As we wait for the United States Supreme Court’s upcoming decision in AT&T v. Concepcion, which is expected to define the ability of arbitration clauses to foreclose class actions, the influential Second Circuit Court of Appeals has recently issued a decision holding a class action waiver embedded in an arbitration agreement unenforceable, which might indicate how the Supreme Court will rule on key aspects of AT&T v. Concepcion. See In re American Express Merchants’ Litigation, 634 F.3d 187 (2d Cir. 2011); the decision is available here.
Though the decision is in no sense binding on the Supreme Court, it is notable that the Second Circuit panel (which has a reputation for intellectual rigor) previously included Justice Sonya Sotomayor; thus, this decision could be an indication of the direction that the Supreme Court might take in Concepcion. Moreover, although there is relatively little suspense as to which way Justice Sotomayor will vote in Concepcion, Court observers have noted that her prior experience with arbitration and class action waiver issues carries weight with her colleagues, even those on the Court’s conservative bloc.
The In re American Express decision arises from a Supreme Court remand, and thus cannot be taken solely as an expression of the Second Circuit’s inclinations as to arbitration agreements and class action waivers. With this most recent decision, the Second Circuit has now twice invalidated the at-issue class action waiver, this time presumably infusing that invalidation with reasoning and doctrine acceptable to the Supreme Court. Specifically, the Supreme Court remanded In re American Express with directions that the Second Circuit take account of its decision in Stolt-Nielsen, S. A. v. AnimalFeeds Int’l Corp., 130 S.Ct. 1758 (2010), which held that parties cannot be compelled to participate in class arbitration without having expressly agreed to do so. The Supreme Court instructed the Second Circuit to reassess its invalidation of the at-issue clause barring class arbitration, and in particular to decide whether there was merit to American Express’s argument that a class action waiver within a mandatory arbitration clause is per se enforceable.

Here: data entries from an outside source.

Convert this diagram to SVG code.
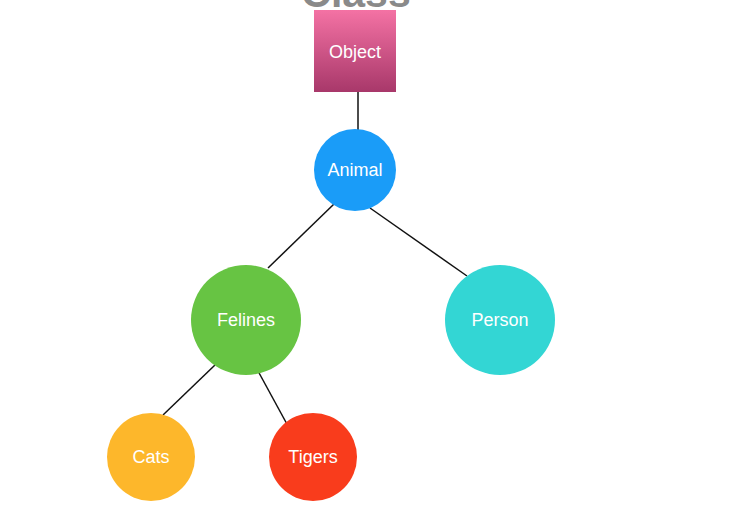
<svg xmlns="http://www.w3.org/2000/svg" width="745" height="522" viewBox="0 0 745 522">
<style>
.lbl{font-family:"Liberation Sans",Arial,sans-serif;font-size:18px;fill:#fff;text-anchor:middle;dominant-baseline:central}
.edge{stroke:#111;stroke-width:1.5;fill:none}
</style>
<defs>
<linearGradient id="pink" x1="0" y1="0" x2="0" y2="1">
<stop offset="0" stop-color="#f472a4"/>
<stop offset="1" stop-color="#a8386a"/>
</linearGradient>
</defs>
<rect width="745" height="522" fill="#fff"/>
<text x="356" y="7" font-family="Liberation Sans,Arial,sans-serif" font-weight="bold" font-size="41" fill="#8a8a8a" text-anchor="middle">Class</text>
<g id="connectors">
<line class="edge" x1="358" y1="92" x2="358" y2="131"/>
<line class="edge" x1="334" y1="204" x2="268" y2="268"/>
<line class="edge" x1="370" y1="208" x2="467" y2="276"/>
<line class="edge" x1="215" y1="365" x2="163" y2="415"/>
<line class="edge" x1="258" y1="371" x2="288" y2="426"/>
</g>
<g id="object"><rect x="314" y="10" width="82" height="82" fill="url(#pink)"/><text class="lbl" x="355" y="52">Object</text></g>
<g id="animal"><circle cx="355" cy="170" r="41" fill="#1a9cf8"/><text class="lbl" x="355" y="170">Animal</text></g>
<g id="felines"><circle cx="246" cy="320" r="55" fill="#67c443"/><text class="lbl" x="246" y="320">Felines</text></g>
<g id="person"><circle cx="500" cy="320" r="55" fill="#33d6d4"/><text class="lbl" x="500" y="320">Person</text></g>
<g id="cats"><circle cx="151" cy="457" r="44" fill="#fdb72b"/><text class="lbl" x="151" y="457">Cats</text></g>
<g id="tigers"><circle cx="313" cy="457" r="44" fill="#f93c1c"/><text class="lbl" x="313" y="457">Tigers</text></g>
</svg>
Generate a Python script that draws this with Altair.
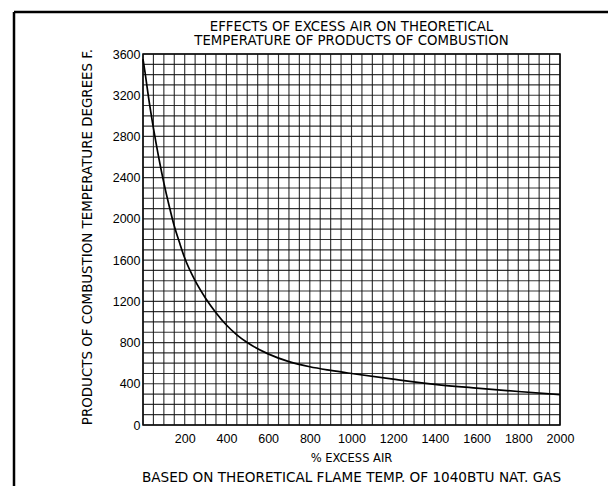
import altair as alt
import pandas as pd

# Curve
excess_air = [0, 10, 25, 50, 75, 100, 125, 150, 175, 200, 250, 300, 350, 400, 450,
              500, 600, 700, 800, 900, 1000, 1200, 1400, 1600, 1800, 2000]
temperature = [3550, 3420, 3200, 2880, 2600, 2350, 2130, 1930, 1770, 1620, 1400, 1230,
               1090, 970, 875, 800, 690, 615, 565, 530, 500, 445, 395, 358, 325, 295]

x_ticks = [200, 400, 600, 800, 1000, 1200, 1400, 1600, 1800, 2000]
y_ticks = [0, 400, 800, 1200, 1600, 2000, 2400, 2800, 3200, 3600]
grid_x = list(range(0, 2001, 50))
grid_y = list(range(0, 3601, 100))

title_lines = ["EFFECTS OF EXCESS AIR ON THEORETICAL",
               "TEMPERATURE OF PRODUCTS OF COMBUSTION"]
x_title = ["% EXCESS AIR"]
y_title = ["PRODUCTS OF COMBUSTION TEMPERATURE DEGREES F."]
footnote = ["BASED ON THEORETICAL FLAME TEMP. OF 1040BTU NAT. GAS"]

FONT = "Liberation Sans"
TFONT = "DejaVu Sans"
W, H = 417, 371

xs = alt.Scale(domain=[0, 2000], nice=False)
ys = alt.Scale(domain=[0, 3600], nice=False)

curve_df = pd.DataFrame({"x": excess_air, "y": temperature})
gx_df = pd.DataFrame({"x": grid_x})
gy_df = pd.DataFrame({"y": grid_y})

base = alt.Chart(curve_df).mark_line(color="black", strokeWidth=1.7, interpolate="monotone").encode(
    x=alt.X("x:Q", scale=xs,
            axis=alt.Axis(values=x_ticks, title=None, grid=False, domain=False, ticks=False,
                          format="d", labelOverlap=False, labelFlush=False,
                          labelPadding=7, labelFontSize=12.5, labelFont=FONT, labelColor="black")),
    y=alt.Y("y:Q", scale=ys,
            axis=alt.Axis(values=y_ticks, title=None, grid=False, domain=False, ticks=False,
                          format="d", labelOverlap=False, labelFlush=False,
                          labelPadding=3, labelFontSize=12.5, labelFont=FONT, labelColor="black")),
)

vgrid = alt.Chart(gx_df).mark_rule(color="#111", strokeWidth=1.15, opacity=0.85).encode(
    x=alt.X("x:Q", scale=xs))
hgrid = alt.Chart(gy_df).mark_rule(color="#111", strokeWidth=1.15, opacity=0.85).encode(
    y=alt.Y("y:Q", scale=ys))

def text_layer(lines, xpos, ypos, size, angle=0):
    df = pd.DataFrame({"t": lines})
    return alt.Chart(df).mark_text(font=TFONT, fontSize=size, color="black", align="center",
                                   baseline="middle", angle=angle).encode(
        text="t:N", x=alt.value(xpos), y=alt.value(ypos))

foot = text_layer(footnote, W / 2, 424, 13.6)
xlab = text_layer(x_title, W / 2, 405, 11.5)
ylab = text_layer(y_title, -55, 183, 13.4, angle=270)
title1 = text_layer(title_lines[:1], W / 2, -27.5, 13.3)
title2 = text_layer(title_lines[1:], W / 2, -13, 13.3)

frame_df = pd.DataFrame({"k": [0]})
frame_left = alt.Chart(frame_df).mark_rule(color="black", strokeWidth=2.5).encode(
    x=alt.value(-129), y=alt.value(-42), y2=alt.value(432))
frame_top = alt.Chart(frame_df).mark_rule(color="black", strokeWidth=2.5).encode(
    x=alt.value(-129), x2=alt.value(473), y=alt.value(-42))
frame_right = alt.Chart(frame_df).mark_rule(color="black", strokeWidth=1.5).encode(
    x=alt.value(469), y=alt.value(-42), y2=alt.value(390))

chart = alt.layer(vgrid, hgrid, base, foot, xlab, ylab, title1, title2,
                  frame_left, frame_top, frame_right).properties(
    width=W, height=H,
    autosize=alt.AutoSizeParams(type="none"),
    padding={"left": 135, "top": 46, "right": 48, "bottom": 70},
    background="white",
).configure_view(stroke="black", strokeWidth=1.5)

chart.save("out.html", embed_options={"renderer": "svg", "actions": False})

In a strong statement that evokes the Ninth Circuit’s invalidation of a similar class waiver provision in Concepcion, the two-judge Second Circuit panel (now minus Justice Sotomayor) excerpted from the plaintiffs’ brief: “We agree with plaintiffs that ‘[t]o infer from Stolt-Nielsen’s narrow ruling on contractual construction that the Supreme Court meant to imply that an arbitration is valid and enforceable where, as a demonstrated factual matter, it prevents the effective vindication of federal rights would be to presume that the Stolt-Nielsen court meant to overrule or drastically limit its prior precedent.’” In re American Express at *33.
Apart from this ruling’s substantive importance and potentially presaging the reasoning, outcome, or both in AT&T v. Concepcion, In re American Express is also a reminder that persuasive and well-constructed passages from appellate briefs can end up, verbatim, as statements of binding law.